Location
- North Street Pennington Lymington, Hampshire, SO41 8FZ England 50°45′11″N 1°33′14″W﻿ / ﻿50.753°N 1.554°W

Information
- Type: Academy
- Established: 1957
- Local authority: Hampshire
- Department for Education URN: 137129 Tables
- Ofsted: Reports
- Chair of Governors: Kevin Harriman
- Headteacher: Peter Main
- Staff: 100
- Gender: Coeducational
- Age: 11 to 16
- Enrolment: 1,230
- Houses: Avon, Forest, Hurst and Solent
- Colour: Navy Blue
- Website: http://www.priestlands.hants.sch.uk/

= Priestlands School =

Priestlands School is a Mixed-sex education secondary school located in Pennington, Hampshire in southern England. The school serves an area that includes the villages of Beaulieu, Brockenhurst, East Boldre, Hordle, Norleywood, Pilley, South Baddesley, Sway and the towns of Lymington and Milford-on-Sea.

== History ==
The oldest part of the school, built circa 1800, and the grounds were once the home of Rear-admiral John Peyton who commanded at the Battle of the Nile in 1798.

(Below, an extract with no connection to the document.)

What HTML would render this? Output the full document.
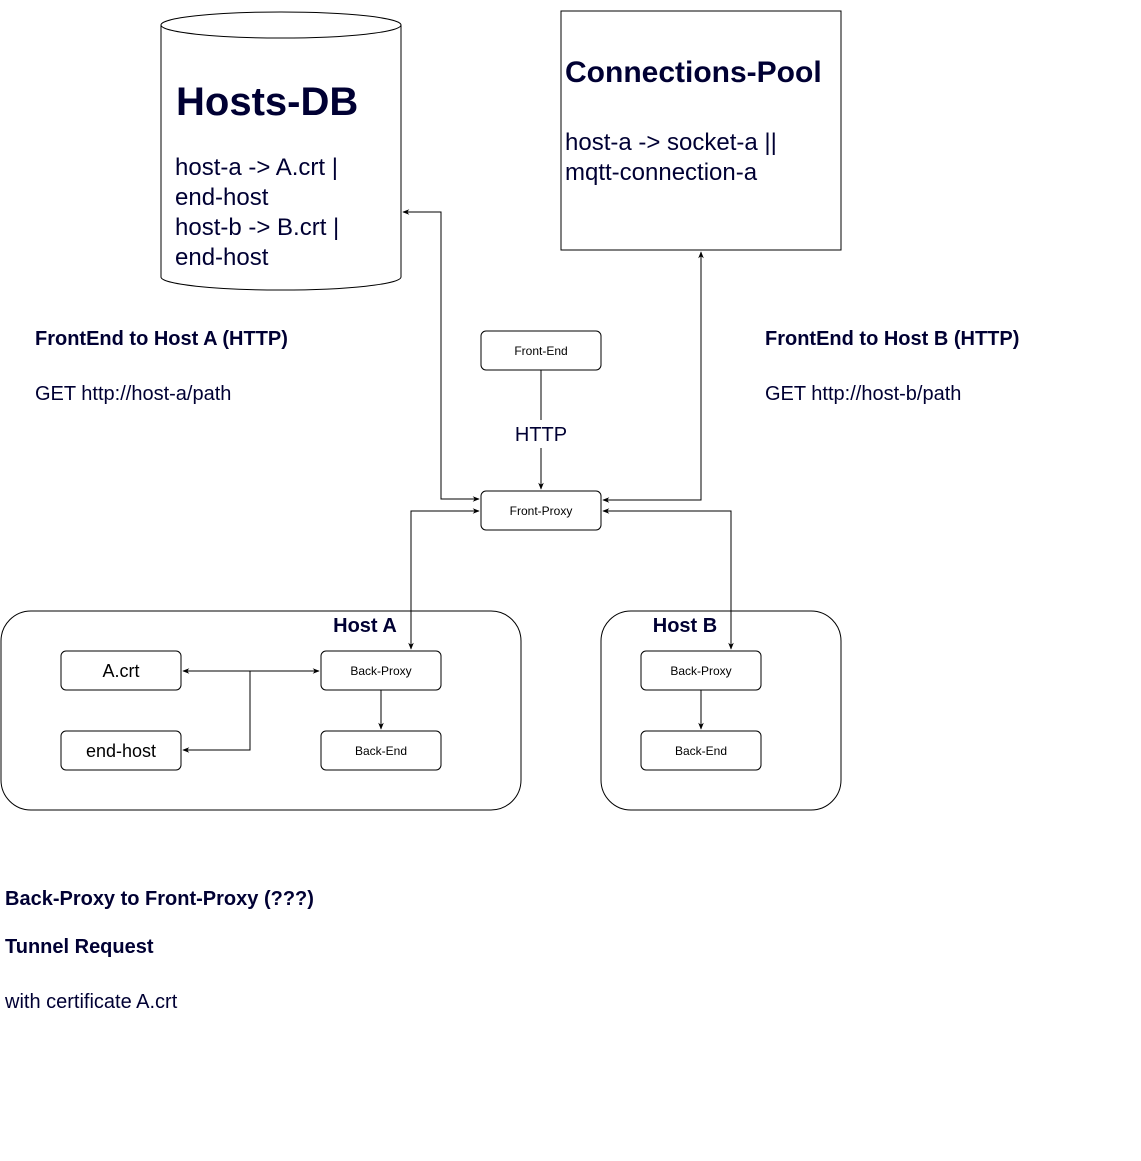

The school was founded in 1957.

Previously a community school and specialist arts college, in August 2011 the school converted to academy status. A 2008 Ofsted inspection assessed the school as Grade 1 (Outstanding). In 2012 it was judged Good. As of 2022, the school's most recent inspection was a short inspection in 2016 which found that the school remains Good.

==World record attempt==
In 2012 the school attempted to set the world record for most people standing on one leg for two minutes with 892 people. However, a problem with the video resulted in insufficient evidence for the record to be officially recognised. This title is now held by Tesco.

==Walled Garden and environment==
A student group called "The Eco-Warriors" restored an 18th-century walled garden in the grounds with pigs, bees, and chickens in 2008.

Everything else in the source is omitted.